DETROIT -- The UAW today took aim at Republican presidential candidate Mitt Romney for opposing the government bailout of Chrysler and General Motors in 2009.
Romney, campaigning this week for the Feb. 28 Michigan primary election, said he supported a "managed" private sector bankruptcy reorganization for Chrysler and GM. Experts on the bailout -- including former Obama auto czar Steven Rattner -- have criticized Romney's position, saying no private funding for bankruptcy reorganization existed at the time, and such an effort essentially would have led to the liquidation of the two automakers.
UAW President Bob King, in a statement today, said Romney is "misleading voters" when it comes to the bailouts.
"He's trying to rewrite history and attack President Obama and the UAW for successfully saving the auto industry," King said.
The UAW said it has made concessions since 2005, giving up pay increases, overtime pay and holidays and agreeing to a reduced pay and benefit structure for new hires.
As a result, more than 1.4 million jobs and $96 billion in personal income nationwide were saved, according to a November 2010 report by the Center for Automotive Research in Ann Arbor, Mich.

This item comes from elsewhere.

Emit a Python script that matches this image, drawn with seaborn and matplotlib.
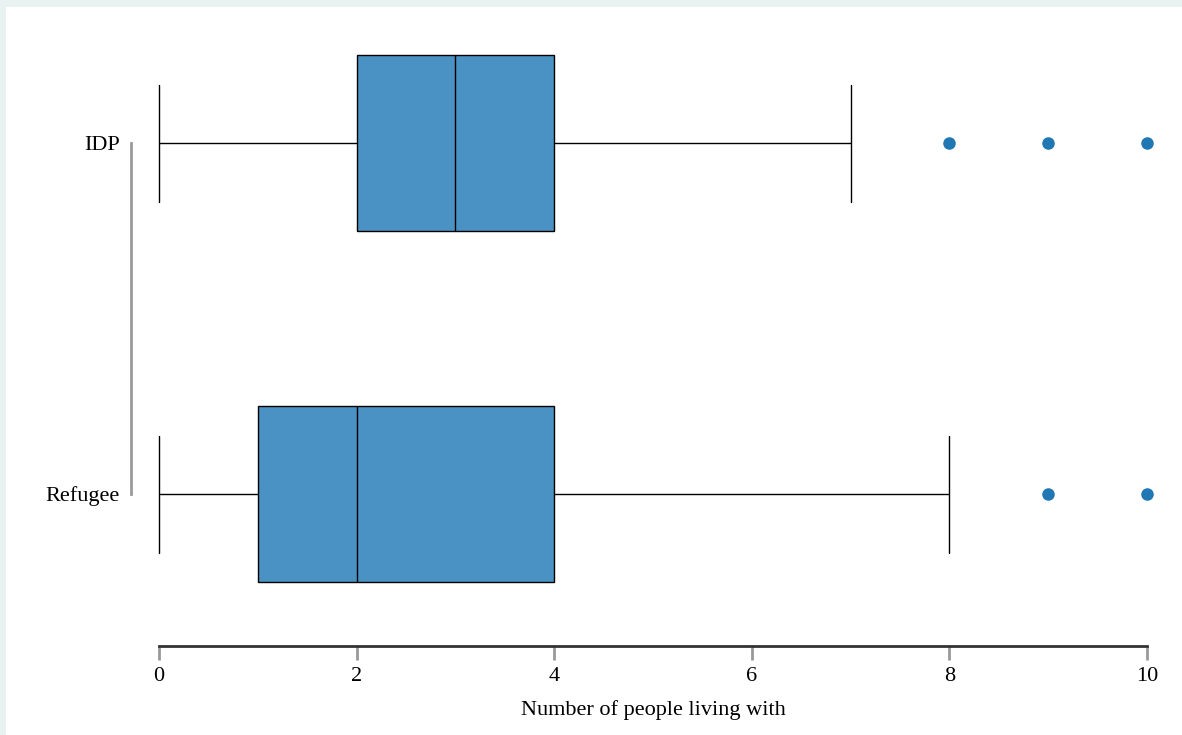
import matplotlib
matplotlib.use("Agg")
import matplotlib.pyplot as plt
import seaborn as sns
import pandas as pd
from matplotlib.patches import Rectangle

# Data (values chosen to reproduce the quartiles / whiskers / outliers)
categories = ["IDP", "Refugee"]
idp_values = [0, 1, 1, 2, 2, 2, 3, 3, 3, 3, 4, 4, 4, 7, 8, 9, 10]
refugee_values = [0, 0, 1, 1, 1, 1, 2, 2, 2, 3, 3, 4, 4, 5, 8, 9, 10]
x_ticks = [0, 2, 4, 6, 8, 10]
x_label = "Number of people living with"

df = pd.DataFrame({
    "group": ["IDP"] * len(idp_values) + ["Refugee"] * len(refugee_values),
    "value": idp_values + refugee_values,
})

sns.set_theme(style="white")
plt.rcParams["font.family"] = ["Liberation Serif", "DejaVu Serif"]
plt.rcParams["text.color"] = "black"
plt.rcParams["axes.labelcolor"] = "black"
plt.rcParams["xtick.color"] = "black"
plt.rcParams["ytick.color"] = "black"

fig = plt.figure(figsize=(11.82, 7.35), dpi=100)
fig.patch.set_facecolor("#e8f2f0")
fig.patches.append(Rectangle((6 / 1182, 0), 1, 1 - 7 / 735, transform=fig.transFigure,
                             facecolor="white", edgecolor="none", zorder=-10))

ax = fig.add_axes([159 / 1182, 1 - 646 / 735, (1147 - 159) / 1182, (646 - 30) / 735])
ax.set_facecolor("none")
ax.set_zorder(5)

sns.boxplot(
    data=df, x="value", y="group", order=categories, orient="h", ax=ax,
    color="#4a92c3", saturation=1, width=0.5, whis=1.5,
    linecolor="black", linewidth=1.0,
    flierprops=dict(marker="o", markerfacecolor="#1f77b4", markeredgecolor="#1f77b4",
                    markersize=8))

# widen whisker caps to Stata-like proportion (2/3 of box width)
for line in ax.lines:
    yd = line.get_ydata()
    xd = line.get_xdata()
    if len(xd) == 2 and xd[0] == xd[1] and len(yd) == 2 and yd[0] != yd[1]:
        c = (yd[0] + yd[1]) / 2
        if abs(abs(yd[1] - yd[0]) - 0.5) > 1e-6:
            line.set_ydata([c - 0.1667, c + 0.1667])
    line.set_clip_on(False)

ax.set_xlim(0, 10)
ax.set_ylim(1.433, -0.322)
ax.set_xticks(x_ticks)
ax.set_xticklabels([str(t) for t in x_ticks])
ax.set_xlabel(x_label, fontsize=16, labelpad=10, color="black")
ax.set_ylabel("")

for s in ["top", "right"]:
    ax.spines[s].set_visible(False)
ax.spines["bottom"].set_color("#333333")
ax.spines["bottom"].set_linewidth(2)
ax.spines["left"].set_color("#999999")
ax.spines["left"].set_linewidth(2)
ax.spines["left"].set_position(("outward", 20))
ax.spines["left"].set_bounds(0, 1)

ax.tick_params(axis="x", which="both", bottom=True, length=10, width=2, color="#999999",
               labelsize=16, pad=5, labelcolor="black")
ax.tick_params(axis="y", left=False, length=0, labelsize=16, pad=8, labelcolor="black")

fig.savefig("out.png", dpi=100, facecolor=fig.get_facecolor())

King said the rescue loans helped the auto industry survive "the darkest hour of its history," citing workers from Chrysler's Sterling Heights, Mich., assembly plant who faced a plant closing before Chrysler received its loans.
The plant builds the Chrysler 200 and Dodge Avenger for the United States, as well as the European version of the 200, the Lancia Flavia.
Jeff Klayo, a member of UAW Local 1700 at the plant, said in the UAW statement that Romney's remarks were "an attack on American workers."
"If the company's successful, we can be successful," he said. "If the company takes a downturn, we take a downturn with it."
A Romney spokeswoman said it was no surprise that the UAW would oppose "Romney's proposals to help turn around the automotive industry."
"Under Mitt Romney, the restructuring would have succeeded while protecting the taxpayers and the principles of free enterprise, not the union bosses at the UAW," Amanda Henneberg, a Romney campaign spokeswoman, said in an e-mail to Automotive News.
Michigan Gov. Rick Snyder, a Republican, gave his official endorsement to the fellow Michigan native Romney on Thursday, despite differing opinions on the industry bailout.
In 2008, Romney campaigned for president in Michigan sympathizing with those who lost jobs in the industry and blaming Washington for the problem.
Ten months later, he suggested that the government should let GM and Chrysler go bankrupt rather than extend a federal bailout, a report by Bloomberg notes.
Shortly after Arizona Sen. John McCain lost the 2008 presidential election to President Obama, Romney wrote an op-ed in The New York Times that the government should deny the Detroit automakers' request for a bailout. With the bailout, he warned, "the automakers will stay the course -- the suicidal course of declining market shares, insurmountable labor and retiree burdens, technology atrophy, product inferiority and never-ending job losses."
One of Romney's opponents seeking the GOP presidential nomination, former U.S. Sen. Rick Santorum of Pennsylvania, also has opposed the industry bailout.
At a Detroit Economic Club luncheon Thursday, Santorum said GM and Chrysler would have been "alive and equally as well, or better off, than they are now" without bailouts, multiple media reports have noted.
Santorum said he blamed former President George W. Bush more than President Obama for the bailout, and that "the markets would have reacted to restructure it to be more competitive."
King's statement pointed to GM's status as the world's largest automaker and the company's profit in 2011 as examples of why the bailouts worked.
"The auto industry added more than 200,000 jobs in the last two-and-a-half years, and 2011 was the strongest year of industry job growth since 1994," he said. "Added shifts and new facilities mean jobs for thousands more workers in Michigan, Ohio and other places across the country."
On Thursday, GM reported its net profit for 2011 at $7.6 billion, driven largely by stronger pricing and increased sales in North America. The profits for GM meant profit-sharing bonuses of as much as $7,000 for 47,500 eligible UAW members and was up an average of $4,300 for the company's U.S. union workers last year.
Bloomberg and Mike Colias contributed to this report.